──────── Data ────────

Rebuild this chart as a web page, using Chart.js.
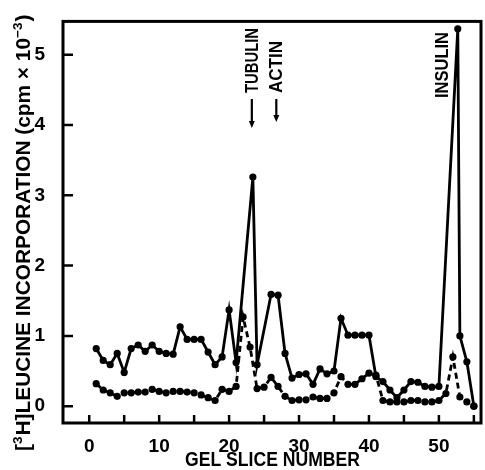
<!DOCTYPE html>
<html lang="en">
  <head>
    <meta charset="UTF-8" />
    <title>[3H]Leucine incorporation by gel slice</title>
    <script src="https://cdn.jsdelivr.net/npm/chart.js@4"></script>
    <style>
      html,
      body {
        margin: 0;
        padding: 0;
        background: #fff;
      }
    </style>
  </head>

  <body>
    <canvas id="gelChart" width="485" height="470"></canvas>

    <script>
      // solid curve (upper)
      const solidSlices = [
        1, 2, 3, 4, 5, 6, 7, 8, 9, 10, 11, 12, 13, 14, 15, 16, 17, 18, 19, 20,
        21, 23.4, 24, 26, 27, 28, 29, 30, 31, 32, 33, 34, 35, 36, 37, 38, 39,
        40, 41, 42, 43, 44, 45, 46, 47, 48, 49, 50, 52.7, 53, 54, 55,
      ];
      const solidCpm = [
        0.82, 0.65, 0.59, 0.75, 0.48, 0.82, 0.87, 0.78, 0.87, 0.78, 0.75, 0.74,
        1.13, 0.95, 0.95, 0.95, 0.77, 0.59, 0.7, 1.37, 0.62, 3.26, 0.59, 1.59,
        1.58, 0.75, 0.4, 0.45, 0.46, 0.31, 0.53, 0.46, 0.5, 1.25, 1.01, 1.01,
        1.01, 1.01, 0.42, 0.35, 0.23, 0.12, 0.23, 0.35, 0.34, 0.28, 0.27, 0.28,
        5.37, 1.0, 0.63, 0.0,
      ];

      // dashed curve (lower)
      const dashedSlices = [
        1, 2, 3, 4, 5, 6, 7, 8, 9, 10, 11, 12, 13, 14, 15, 16, 17, 18, 19, 20,
        21, 22, 23, 24, 25, 26, 27, 28, 29, 30, 31, 32, 33, 34, 35, 36, 37, 38,
        39, 40, 41, 42, 43, 44, 45, 46, 47, 48, 49, 50, 51, 52, 53, 54, 55,
      ];
      const dashedCpm = [
        0.32, 0.23, 0.19, 0.14, 0.19, 0.19, 0.2, 0.2, 0.24, 0.21, 0.19, 0.21,
        0.21, 0.2, 0.19, 0.16, 0.12, 0.08, 0.24, 0.21, 0.28, 1.27, 0.84, 0.25,
        0.27, 0.41, 0.28, 0.14, 0.08, 0.09, 0.09, 0.13, 0.11, 0.11, 0.19, 0.42,
        0.31, 0.31, 0.39, 0.47, 0.44, 0.08, 0.06, 0.06, 0.06, 0.08, 0.08, 0.06,
        0.06, 0.08, 0.18, 0.7, 0.13, 0.06, 0.0,
      ];

      const xTickMarks = [0, 5, 10, 15, 20, 25, 30, 35, 40, 45, 50, 55];
      const xTickLabels = [0, 10, 20, 30, 40, 50];
      const yTickLabels = [0, 1, 2, 3, 4, 5];

      // protein markers: name, slice position, arrow or not
      const markerNames = ["TUBULIN", "ACTIN", "INSULIN"];
      const markerSlices = [23.25, 26.75, 50.45];
      const markerArrows = [true, true, false];
      const markerLengths = [65, 52, 66];

      const FONT = "'Liberation Sans', Arial, sans-serif";

      const toPoints = (xs, ys) => xs.map((x, i) => ({ x: x, y: ys[i] }));

      // draws text squeezed horizontally to a given length (narrow face look)
      function fitText(ctx, txt, x, y, len) {
        const w = ctx.measureText(txt).width;
        ctx.save();
        ctx.translate(x, y);
        ctx.scale(len / w, 1);
        ctx.fillText(txt, 0, 0);
        ctx.restore();
      }

      const figureDecor = {
        id: "figureDecor",
        afterDraw(chart) {
          const { ctx, chartArea: a, scales } = chart;
          const xs = scales.x;
          const ys = scales.y;
          ctx.save();
          ctx.strokeStyle = "#000";
          ctx.fillStyle = "#000";

          // frame
          ctx.lineWidth = 3;
          ctx.strokeRect(a.left, a.top, a.right - a.left, a.bottom - a.top);

          // inward tick marks
          ctx.lineWidth = 2.5;
          ctx.beginPath();
          xs.ticks.forEach((t) => {
            const px = xs.getPixelForValue(t.value);
            ctx.moveTo(px, a.bottom);
            ctx.lineTo(px, a.bottom - 8);
          });
          ys.ticks.forEach((t) => {
            const py = ys.getPixelForValue(t.value);
            ctx.moveTo(a.left, py);
            ctx.lineTo(a.left + 10, py);
          });
          ctx.stroke();

          // x title
          ctx.font = "bold 20px " + FONT;
          ctx.textAlign = "left";
          ctx.textBaseline = "alphabetic";
          fitText(ctx, "GEL SLICE NUMBER", 185, 466, 175);

          // y title, rotated, with superscripts
          ctx.save();
          ctx.translate(30, 451);
          ctx.rotate(-Math.PI / 2);
          const parts = [
            ["[", false],
            ["3", true],
            ["H]LEUCINE INCORPORATION (cpm × 10", false],
            ["−3", true],
            [")", false],
          ];
          let natural = 0;
          parts.slice(0, 3).forEach(([txt, sup]) => {
            ctx.font = sup ? "bold 13px " + FONT : "bold 20px " + FONT;
            natural += ctx.measureText(txt).width + (sup ? 1 : 0);
          });
          ctx.scale(413 / natural, 1);
          let cx = 0;
          parts.forEach(([txt, sup]) => {
            ctx.font = sup ? "bold 13px " + FONT : "bold 20px " + FONT;
            ctx.fillText(txt, cx, sup ? -8 : 0);
            cx += ctx.measureText(txt).width + (sup ? 1 : 0);
          });
          ctx.restore();

          // markers
          ctx.font = "bold 18px " + FONT;
          markerNames.forEach((name, i) => {
            const px = xs.getPixelForValue(markerSlices[i]);
            const bottom = markerArrows[i] ? 93 : 98;
            ctx.save();
            ctx.translate(px, bottom);
            ctx.rotate(-Math.PI / 2);
            ctx.textBaseline = "middle";
            fitText(ctx, name, 0, 1, markerLengths[i]);
            ctx.restore();
            if (markerArrows[i]) {
              const tip = i === 0 ? 128 : 122;
              ctx.lineWidth = 2.2;
              ctx.beginPath();
              ctx.moveTo(px, 99);
              ctx.lineTo(px, tip - 5);
              ctx.stroke();
              ctx.beginPath();
              ctx.moveTo(px - 3, tip - 7);
              ctx.lineTo(px + 3, tip - 7);
              ctx.lineTo(px, tip);
              ctx.closePath();
              ctx.fill();
            }
          });

          ctx.restore();
        },
      };

      new Chart(document.getElementById("gelChart"), {
        type: "line",
        data: {
          datasets: [
            {
              label: "solid",
              data: toPoints(solidSlices, solidCpm),
              borderColor: "#000",
              backgroundColor: "#000",
              borderWidth: 2.8,
              pointRadius: 3.6,
              pointBorderWidth: 0,
              pointBackgroundColor: "#000",
              tension: 0,
              clip: false,
            },
            {
              label: "dashed",
              data: toPoints(dashedSlices, dashedCpm),
              borderColor: "#000",
              backgroundColor: "#000",
              borderWidth: 2.8,
              borderDash: [6, 4],
              pointRadius: 3.6,
              pointBorderWidth: 0,
              pointBackgroundColor: "#000",
              tension: 0,
              clip: false,
            },
          ],
        },
        options: {
          responsive: false,
          animation: false,
          devicePixelRatio: 1,
          layout: { padding: { top: 18, right: 2, left: 0, bottom: 0 } },
          plugins: {
            legend: { display: false },
            tooltip: { enabled: false },
          },
          scales: {
            x: {
              type: "linear",
              min: -3.75,
              max: 56.02,
              grid: { display: false },
              border: { display: false },
              afterBuildTicks: (s) => {
                s.ticks = xTickMarks.map((v) => ({ value: v }));
              },
              afterFit: (s) => {
                s.height = 47;
              },
              ticks: {
                autoSkip: false,
                maxRotation: 0,
                padding: 4,
                color: "#000",
                font: { family: FONT, size: 19, weight: "bold" },
                callback: (v) => (xTickLabels.includes(v) ? String(v) : ""),
              },
            },
            y: {
              type: "linear",
              min: -0.24,
              max: 5.476,
              grid: { display: false },
              border: { display: false },
              afterBuildTicks: (s) => {
                s.ticks = yTickLabels.map((v) => ({ value: v }));
              },
              afterFit: (s) => {
                s.width = 63;
              },
              ticks: {
                padding: 10,
                color: "#000",
                font: { family: FONT, size: 19, weight: "bold" },
                callback: (v) => String(v),
              },
            },
          },
        },
        plugins: [figureDecor],
      });
    </script>
  </body>
</html>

────────

Transcribe exactly, with no pictures, the lines running from the first line of the material through the line holding "const yTickLabels = [0, 1, 2, 3, 4, 5];".

Rebuild this chart as a web page, using Chart.js.
<!DOCTYPE html>
<html lang="en">
  <head>
    <meta charset="UTF-8" />
    <title>[3H]Leucine incorporation by gel slice</title>
    <script src="https://cdn.jsdelivr.net/npm/chart.js@4"></script>
    <style>
      html,
      body {
        margin: 0;
        padding: 0;
        background: #fff;
      }
    </style>
  </head>

  <body>
    <canvas id="gelChart" width="485" height="470"></canvas>

    <script>
      // solid curve (upper)
      const solidSlices = [
        1, 2, 3, 4, 5, 6, 7, 8, 9, 10, 11, 12, 13, 14, 15, 16, 17, 18, 19, 20,
        21, 23.4, 24, 26, 27, 28, 29, 30, 31, 32, 33, 34, 35, 36, 37, 38, 39,
        40, 41, 42, 43, 44, 45, 46, 47, 48, 49, 50, 52.7, 53, 54, 55,
      ];
      const solidCpm = [
        0.82, 0.65, 0.59, 0.75, 0.48, 0.82, 0.87, 0.78, 0.87, 0.78, 0.75, 0.74,
        1.13, 0.95, 0.95, 0.95, 0.77, 0.59, 0.7, 1.37, 0.62, 3.26, 0.59, 1.59,
        1.58, 0.75, 0.4, 0.45, 0.46, 0.31, 0.53, 0.46, 0.5, 1.25, 1.01, 1.01,
        1.01, 1.01, 0.42, 0.35, 0.23, 0.12, 0.23, 0.35, 0.34, 0.28, 0.27, 0.28,
        5.37, 1.0, 0.63, 0.0,
      ];

      // dashed curve (lower)
      const dashedSlices = [
        1, 2, 3, 4, 5, 6, 7, 8, 9, 10, 11, 12, 13, 14, 15, 16, 17, 18, 19, 20,
        21, 22, 23, 24, 25, 26, 27, 28, 29, 30, 31, 32, 33, 34, 35, 36, 37, 38,
        39, 40, 41, 42, 43, 44, 45, 46, 47, 48, 49, 50, 51, 52, 53, 54, 55,
      ];
      const dashedCpm = [
        0.32, 0.23, 0.19, 0.14, 0.19, 0.19, 0.2, 0.2, 0.24, 0.21, 0.19, 0.21,
        0.21, 0.2, 0.19, 0.16, 0.12, 0.08, 0.24, 0.21, 0.28, 1.27, 0.84, 0.25,
        0.27, 0.41, 0.28, 0.14, 0.08, 0.09, 0.09, 0.13, 0.11, 0.11, 0.19, 0.42,
        0.31, 0.31, 0.39, 0.47, 0.44, 0.08, 0.06, 0.06, 0.06, 0.08, 0.08, 0.06,
        0.06, 0.08, 0.18, 0.7, 0.13, 0.06, 0.0,
      ];

      const xTickMarks = [0, 5, 10, 15, 20, 25, 30, 35, 40, 45, 50, 55];
      const xTickLabels = [0, 10, 20, 30, 40, 50];
      const yTickLabels = [0, 1, 2, 3, 4, 5];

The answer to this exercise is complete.